The Irish product tanker owner reported a $933,000 adjusted loss for the first three months of the year, an improvement on the $8.48m loss in the same period of 2021.

But chief executive Anthony Gurnee said the second quarter could see the figure flip into the black by more than $20m.

He said the company’s MR tanker fleet was earning an average time charter equivalent (TCE) rate of $25,500 per day in the current quarter, rising to $34,400 per day in the last two weeks alone. In the first quarter, the average was $15,600 per day.

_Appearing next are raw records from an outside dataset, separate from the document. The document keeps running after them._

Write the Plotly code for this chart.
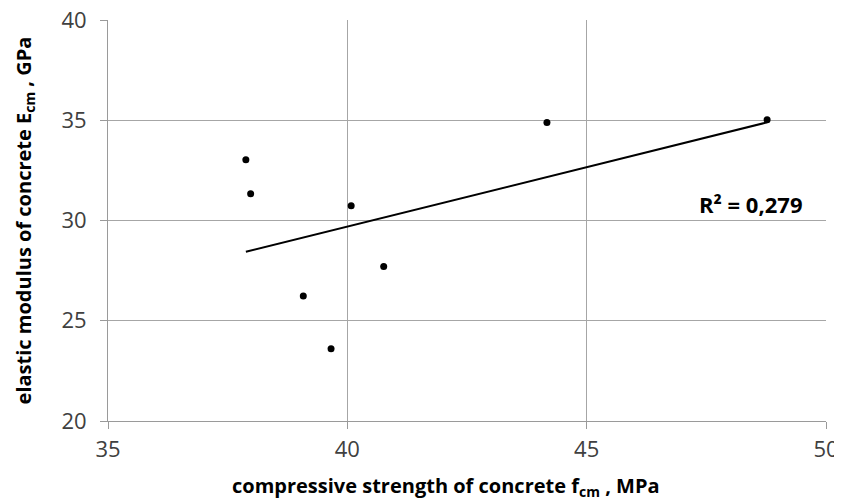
import numpy as np
import plotly.graph_objects as go

# data
fcm = [37.88, 37.98, 40.08, 40.76, 39.08, 39.66, 44.17, 48.77]   # MPa
ecm = [33.03, 31.33, 30.74, 27.70, 26.23, 23.60, 34.89, 35.03]   # GPa
r2_label = "R² = 0,279"
x_title = "compressive strength of concrete f<sub>cm</sub> , MPa"
y_title = "elastic modulus of concrete E<sub>cm</sub> , GPa"
x_ticks = [35, 40, 45, 50]
y_ticks = [20, 25, 30, 35, 40]

# linear trendline (least squares)
slope, intercept = np.polyfit(fcm, ecm, 1)
x_fit = [min(fcm), max(fcm)]
y_fit = [slope * v + intercept for v in x_fit]

FONT = "Open Sans, sans-serif"

fig = go.Figure()
fig.add_trace(go.Scatter(x=x_fit, y=y_fit, mode="lines",
                         line=dict(color="black", width=2), hoverinfo="skip",
                         showlegend=False))
fig.add_trace(go.Scatter(x=fcm, y=ecm, mode="markers",
                         marker=dict(color="black", size=7), showlegend=False))

fig.add_annotation(x=1.0, y=0.54, xref="paper", yref="paper",
                   xanchor="right", yanchor="middle", xshift=-22,
                   text="<b>" + r2_label + "</b>", showarrow=False,
                   font=dict(family=FONT, size=22, color="black"))

# x-axis title (slightly left of the plot centre, as in the reference)
fig.add_annotation(x=0.5, y=0, xref="paper", yref="paper",
                   xanchor="center", yanchor="middle", xshift=-21, yshift=-65,
                   text="<b>" + x_title + "</b>", showarrow=False,
                   font=dict(family=FONT, size=20, color="black"))

axis_common = dict(showline=True, linecolor="#9a9a9a", linewidth=1,
                   showgrid=True, gridcolor="#a6a6a6", gridwidth=1,
                   ticks="outside", ticklen=7, tickcolor="#9a9a9a",
                   tickfont=dict(family=FONT, size=22, color="#404040"),
                   ticklabeloverflow="allow",
                   zeroline=False, mirror=False, automargin=False)

fig.update_xaxes(range=[35, 50], tickvals=x_ticks, **axis_common,
                 ticklabelstandoff=2)
fig.update_yaxes(range=[20, 40], tickvals=y_ticks, **axis_common,
                 ticklabelstandoff=9,
                 title=dict(text="<b>" + y_title + "</b>",
                            font=dict(family=FONT, size=20, color="black"),
                            standoff=24))

# the page body adds an 8px offset, so the figure is 8px smaller than the window
fig.update_layout(width=834, height=493,
                  margin=dict(l=100, r=16, t=12, b=80),
                  plot_bgcolor="white", paper_bgcolor="white")

fig.write_html("out.html")
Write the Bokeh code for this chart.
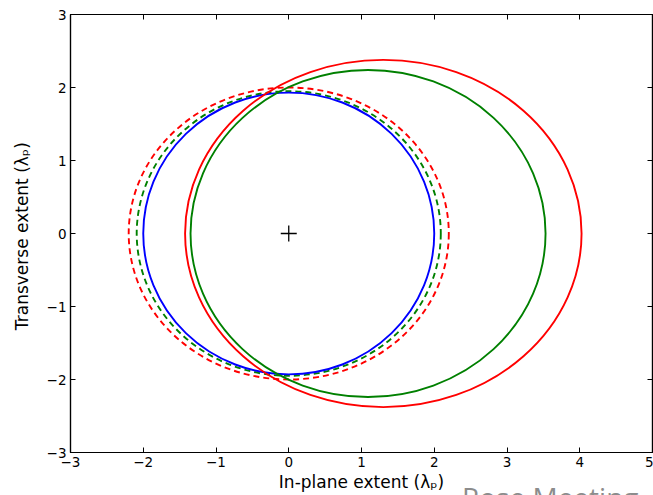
from bokeh.plotting import figure
from bokeh.models import Range1d, LinearAxis, FixedTicker, Title
from bokeh.embed import file_html
from bokeh.resources import INLINE

# Ellipse data (in units of lambda_p)
names = ["red dashed", "green dashed", "blue", "green solid", "red solid"]
center_x = [0.0, 0.0, 0.0, 1.09, 1.30]
center_y = [0.0, 0.0, 0.0, 0.0, 0.0]
widths = [4.40, 4.18, 4.00, 4.88, 5.45]
heights = [4.00, 3.90, 3.86, 4.48, 4.76]
colors = ["#ff0000", "#008000", "#0000ff", "#008000", "#ff0000"]
dashes = ["6 4", "6 4", "solid", "solid", "solid"]

marker_x = [0.0]
marker_y = [0.0]

x_ticks = [-3, -2, -1, 0, 1, 2, 3, 4, 5]
y_ticks = [-3, -2, -1, 0, 1, 2, 3]

FONT = "DejaVu Sans"

p = figure(width=653, height=495, output_backend="svg", toolbar_location=None,
           x_range=Range1d(-3, 5), y_range=Range1d(-3, 3),
           min_border_left=70, min_border_right=1, min_border_top=14, min_border_bottom=43)
p.background_fill_color = "white"
p.border_fill_color = "white"
p.grid.visible = False
p.outline_line_color = "black"
p.outline_line_width = 1.2

for cx, cy, w, h, c, d in zip(center_x, center_y, widths, heights, colors, dashes):
    p.ellipse(x=[cx], y=[cy], width=[w], height=[h], fill_color=None,
              line_color=c, line_width=1.9, line_dash=d)

p.scatter(marker_x, marker_y, marker="cross", size=16, line_color="black", line_width=1.3)

def style_axis(ax, ticks, show_labels):
    ax.ticker = FixedTicker(ticks=ticks)
    ax.minor_tick_line_color = None
    ax.major_tick_in = 5
    ax.major_tick_out = 0
    ax.major_tick_line_color = "black"
    ax.axis_line_color = "black"
    ax.axis_line_width = 1.2
    ax.major_label_text_font = FONT
    ax.axis_label_text_font = FONT
    ax.axis_label_text_font_style = "normal"
    ax.major_label_text_color = "black"
    ax.axis_label_text_color = "black"
    if show_labels:
        ax.major_label_text_font_size = "13.5px"
        ax.axis_label_text_font_size = "17px"
        ax.major_label_standoff = 4
    else:
        ax.major_label_text_font_size = "0px"
        ax.major_label_standoff = 0
        ax.axis_label = None

xa = p.xaxis[0]
ya = p.yaxis[0]
xa.axis_label = "In-plane extent (λₚ)"
ya.axis_label = "Transverse  extent (λₚ)"
style_axis(xa, x_ticks, True)
style_axis(ya, y_ticks, True)
xa.axis_label_standoff = 2
ya.axis_label_standoff = 12
xa.major_label_overrides = {t: str(t).replace("-", "\u2212") for t in x_ticks}
ya.major_label_overrides = {t: str(t).replace("-", "\u2212") for t in y_ticks}

top = LinearAxis()
right = LinearAxis()
style_axis(top, x_ticks, False)
style_axis(right, y_ticks, False)
p.add_layout(top, "above")
p.add_layout(right, "right")

p.add_layout(Title(text="Rose Meeting", align="right", offset=14, standoff=-43,
                   text_font="Open Sans", text_font_size="28px", text_font_style="normal",
                   text_color="#8c8c8c"), "below")

open("out.html", "w").write(file_html(p, INLINE))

“Using the second quarter of TCE-to-date, with 50% complete, our net income would be $22m or at $0.63 per share for the quarter,” Gurnee said on Ardmore’s first quarter earnings call.

“The market environment has changed completely as a consequence of the war [in Ukraine] and its impact on the oil market, for which there is no clear end in sight.”

Those changes, he said, have “turbocharged the product tanker sector”.

The oil market has become characterised by dislocation in supply and demand, record-high refining margins and shifting sentiment regarding inventories while chemical buyers are looking further afield to make up for lost supply of liquid fertiliser and vegetable oils from Russia and Ukraine, Gurnee said.

In the chemical tanker market, Ardmore had been able to fix one of its ships to carry liquid fertiliser from Trinidad and Tobago to the UK at $32,000 per day, a move Gurnee likened to panic buying to cover needs expected to come from Russia.

“The chemical market is never quite as spiky as products, but we've heard averages of up to $50,000 a day,” he said, stressing that no ships in Ardmore's fleet had been fixed at those levels.

Gurnee also reiterated the market fundamentals he said were being overlooked given the changes created by the Russian invasion.

He believes restocking global inventories will take some time, rising refinery throughput and dislocation and a small orderbook portend well for the product tanker sector even without the war, a common refrain from tanker owners expecting the market to turn up this year.

Ardmore reported a bottom-line net loss of $7.85m in the first quarter, slimmer than the $8.5m loss logged in the same period of 2021.